Гоголь был музыкален до кончиков ногтей. И этим он, несомненно, был обязан стихии дивной народной украинской песни, под звуки которой засыпал, еще лежа в своей младенческой колыбели, и которая потом всю жизнь звучала в его удивительно израненной душе.
Приемом народной сказки, положенной на музыку народной песни Гоголь изображал окружающий его мир, современное ему общество.
Язык Гоголя по-народному груб и местами сыроват. Но художник творил из него истинные чудеса. Нет равного Гоголю в мировой литературе по умению изобразить предмет, построить метафору.
Я помню, как однажды ко мне прибежал взволнованный Есенин:
— Слушай, ты давно читал «Мертвые души»? Там есть одно совершенно гениальное, изумительное, неслыханное место. Понимаешь, там у Гоголя — дороги расползались во все стороны, как пойманные раки, когда их высыпят из мешка! Вот это, брат, настоящий имажинизм! Не нам чета!
Есенин тогда увлекался имажинизмом и, вероятно, был крайне поражен, что у Гоголя сто лет назад метафоры были куда лучше.
Впрочем, кто из нас, открыв в сотый раз Гоголя, не удивлялся вдруг невероятной силе его образов, дьявольской магии его изображения? Метафоры Гоголя всегда поражают, их воспринимаешь, как прочитанные впервые.
«Шум от перьев был большой и походил на то, как будто бы несколько телег с хворостом проезжали лес, заваленный на четверть аршина иссохшими листьями».

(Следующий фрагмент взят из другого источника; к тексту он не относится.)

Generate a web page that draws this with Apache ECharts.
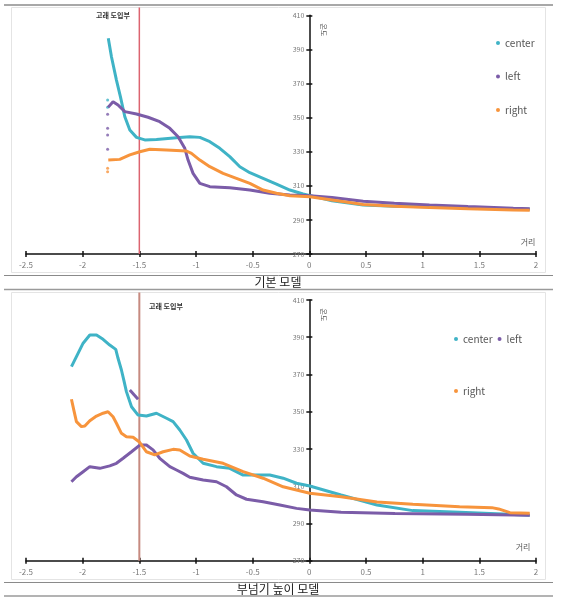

«Чичиков увидел в руках его графинчик, который был весь в пыли, как в фуфайке».
Поразительная пластика!
Влияние Гоголя испытали на себе целые поколения русских писателей, в том числе и лучшие советские мастера. Например, Маяковский, который много раз прибегал в своих стихах к чисто гоголевским преувеличениям:
Я знаю силу слов,я знаю слов набат.Они не те,которымрукоплещут ложи.От слов таких срываютсягробаШагать четверкоюсвоих дубовыхножек.
Эти срывающиеся гроба — конечно, могучая реминисценция из гоголевского «Вия».